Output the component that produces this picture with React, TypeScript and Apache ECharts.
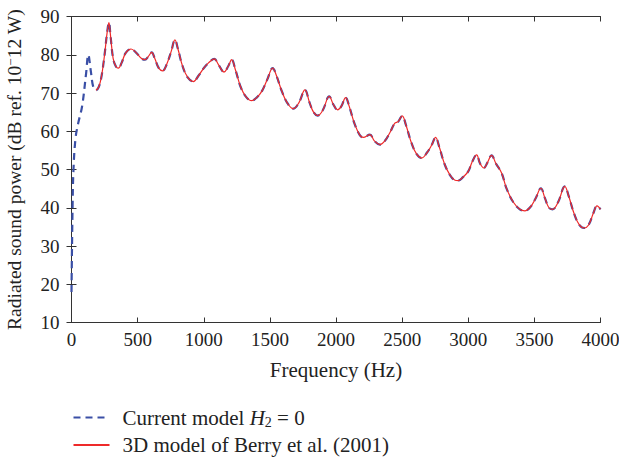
import React, { useEffect, useRef } from "react";
import * as echarts from "echarts";

const freqHz = [
  0, 8, 15, 30, 50, 80, 110, 127, 145, 165, 185, 205, 225, 250, 270, 283, 295, 315, 335, 354,
  380, 410, 450, 490, 530, 556, 580, 606, 630, 660, 689, 720, 755, 782, 805, 840, 880, 921, 960, 1000,
  1034, 1080, 1110, 1153, 1185, 1211, 1240, 1280, 1320, 1362, 1400, 1440, 1480, 1521, 1550, 1590, 1630, 1677, 1720, 1765,
  1800, 1830, 1861, 1900, 1949, 1980, 2012, 2040, 2073, 2100, 2140, 2180, 2206, 2256, 2290, 2332, 2370, 2410, 2445, 2470,
  2500, 2530, 2570, 2610, 2647, 2690, 2725, 2753, 2780, 2820, 2861, 2900, 2924, 2960, 3000, 3030, 3063, 3090, 3118, 3145,
  3176, 3210, 3252, 3290, 3340, 3390, 3428, 3470, 3510, 3549, 3580, 3610, 3637, 3680, 3730, 3760, 3800, 3840, 3876, 3910,
  3945, 3974, 4000,
];

const currentModel = [
  18, 40, 50, 58, 62, 66.5, 75, 80, 76, 71.5, 70.7, 71.5, 74, 80, 86, 88.4, 85, 79, 77, 76.5,
  78, 80.5, 81.5, 80.5, 79, 78.7, 79.5, 80.6, 79, 76.5, 75.8, 77.5, 81, 83.9, 81.5, 77, 74, 73, 74.5, 76.5,
  77.8, 78.9, 77.5, 75.5, 77, 78.7, 76, 71.5, 69, 68, 68.8, 70.5, 73.5, 76.5, 74.5, 70.5, 67.5, 65.9, 67.5, 70.8,
  67.5, 65, 64.1, 65.5, 69.1, 67, 65.6, 66.5, 68.8, 66.5, 62, 59, 58.4, 59.1, 57.5, 56.5, 57.5, 59.8, 62.1, 62.5,
  64, 61.5, 57, 54, 53, 54.5, 56.5, 58.4, 56, 51.5, 48.6, 47.2, 47.1, 48, 49.5, 52, 53.8, 51.5, 50.4, 51.8,
  53.7, 51.5, 49.1, 45, 41.5, 39.6, 39.2, 40.2, 42.5, 45.1, 42.5, 40, 39.6, 41.5, 45.6, 43, 38.5, 35.5, 34.7, 35.5,
  38.5, 40.5, 39.6,
];

const berryModel = [
  null, null, null, null, null, null, null, null, null, null, 70.7, 71.5, 74, 80, 86, 88.4, 85, 79, 77, 76.5,
  78, 80.5, 81.5, 80.5, 79, 78.7, 79.5, 80.6, 79, 76.5, 75.8, 77.5, 81, 83.9, 81.5, 77, 74, 73, 74.5, 76.5,
  77.8, 78.9, 77.5, 75.5, 77, 78.7, 76, 71.5, 69, 68, 68.8, 70.5, 73.5, 76.5, 74.5, 70.5, 67.5, 65.9, 67.5, 70.8,
  67.5, 65, 64.1, 65.5, 69.1, 67, 65.6, 66.5, 68.8, 66.5, 62, 59, 58.4, 59.1, 57.5, 56.5, 57.5, 59.8, 62.1, 62.5,
  64, 61.5, 57, 54, 53, 54.5, 56.5, 58.4, 56, 51.5, 48.6, 47.2, 47.1, 48, 49.5, 52, 53.8, 51.5, 50.4, 51.8,
  53.7, 51.5, 49.1, 45, 41.5, 39.6, 39.2, 40.2, 42.5, 45.1, 42.5, 40, 39.6, 41.5, 45.6, 43, 38.5, 35.5, 34.7, 35.5,
  38.5, 40.5, 39.6,
];

const seriesNames = ["Current model H2 = 0", "3D model of Berry et al. (2001)"];
const xAxisName = "Frequency (Hz)";

const FONT = "'Liberation Serif', 'Times New Roman', serif";
const AXIS_COLOR = "#333";
const TEXT_COLOR = "#222";

export default function App() {
  const ref = useRef<HTMLDivElement>(null);
  useEffect(() => {
    if (!ref.current) return;
    const chart = echarts.init(ref.current, null, { renderer: "svg" });
    const toPairs = (vals: (number | null)[]) =>
      freqHz.map((f, i) => [f, vals[i]]).filter((p) => p[1] !== null);

    const axisCommon = {
      axisLine: { show: true, lineStyle: { color: AXIS_COLOR, width: 1 } },
      axisTick: { show: true, inside: true, length: 5, lineStyle: { color: AXIS_COLOR } },
      splitLine: { show: false },
    };

    const legendText = {
      color: TEXT_COLOR,
      fontFamily: FONT,
      fontSize: 21,
      lineHeight: 24,
      padding: [0, 0, 0, 8],
      rich: {
        i: { fontFamily: FONT, fontSize: 21, fontStyle: "italic", color: TEXT_COLOR, lineHeight: 24 },
        sub: { fontFamily: FONT, fontSize: 14, color: TEXT_COLOR, verticalAlign: "bottom", lineHeight: 16, padding: [8, 0, 0, 0] },
      },
    };
    const legendBase = {
      orient: "vertical",
      left: 72.5,
      padding: 0,
      itemWidth: 36,
      itemHeight: 14,
      itemStyle: { opacity: 0, borderWidth: 0 },
      formatter: (name: string) =>
        name === seriesNames[0] ? "Current model {i|H}{sub|2} = 0" : name,
      textStyle: legendText,
    };

    chart.setOption({
      animation: false,
      backgroundColor: "#fff",
      grid: { left: 71.5, right: 18.5, top: 16.5, bottom: 137.5, containLabel: false, outerBoundsMode: "none" },
      xAxis: [
        {
          type: "value",
          position: "bottom",
          min: 0,
          max: 4000,
          interval: 500,
          ...axisCommon,
          axisLabel: { color: TEXT_COLOR, fontFamily: FONT, fontSize: 19, margin: 7, formatter: (v: number) => String(v) },
          name: xAxisName,
          nameLocation: "middle",
          nameGap: 36.5,
          nameTextStyle: { color: TEXT_COLOR, fontFamily: FONT, fontSize: 21 },
        },
        {
          type: "value",
          position: "top",
          min: 0,
          max: 4000,
          interval: 500,
          ...axisCommon,
          axisLabel: { show: false },
        },
      ],
      yAxis: [
        {
          type: "value",
          position: "left",
          min: 10,
          max: 90,
          interval: 10,
          ...axisCommon,
          axisLabel: { color: TEXT_COLOR, fontFamily: FONT, fontSize: 19, margin: 12 },
          name: "Radiated sound power (dB ref. 10{sup|−}12 W)",
          nameLocation: "middle",
          nameGap: 46,
          nameTextStyle: {
            color: TEXT_COLOR,
            fontFamily: FONT,
            fontSize: 19.5,
            lineHeight: 22,
            rich: {
              sup: { fontFamily: FONT, fontSize: 13, color: TEXT_COLOR, verticalAlign: "top", lineHeight: 22, padding: [0, 0, 6, 0] },
            },
          },
        },
        {
          type: "value",
          position: "right",
          min: 10,
          max: 90,
          interval: 10,
          ...axisCommon,
          axisLabel: { show: false },
        },
      ],
      legend: [
        { ...legendBase, top: 405.5, data: [seriesNames[0]] },
        { ...legendBase, top: 433, data: [seriesNames[1]] },
      ],
      series: [
        {
          name: seriesNames[0],
          type: "line",
          xAxisIndex: 0,
          yAxisIndex: 0,
          data: toPairs(currentModel),
          symbol: "none",
          smooth: 0.4,
          lineStyle: { color: "#3a4fa6", width: 2.2, type: [7, 5] },
          itemStyle: { color: "#3a4fa6" },
          z: 2,
        },
        {
          name: seriesNames[1],
          type: "line",
          xAxisIndex: 0,
          yAxisIndex: 0,
          data: toPairs(berryModel),
          symbol: "none",
          smooth: 0.4,
          lineStyle: { color: "#ee2a2a", width: 1.2 },
          itemStyle: { color: "#ee2a2a" },
          z: 3,
        },
      ],
    });
    return () => chart.dispose();
  }, []);
  return <div ref={ref} style={{ width: 619, height: 460, position: "absolute", left: 0, top: 0 }} />;
}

## YOUR GOAL
Return nothing but the lines running from the start of the data to the line with "import * as", please, both ends included and no pictures.

## ANSWER TO THE TASK
Output the component that produces this picture with React, TypeScript and Apache ECharts.
import React, { useEffect, useRef } from "react";
import * as echarts from "echarts";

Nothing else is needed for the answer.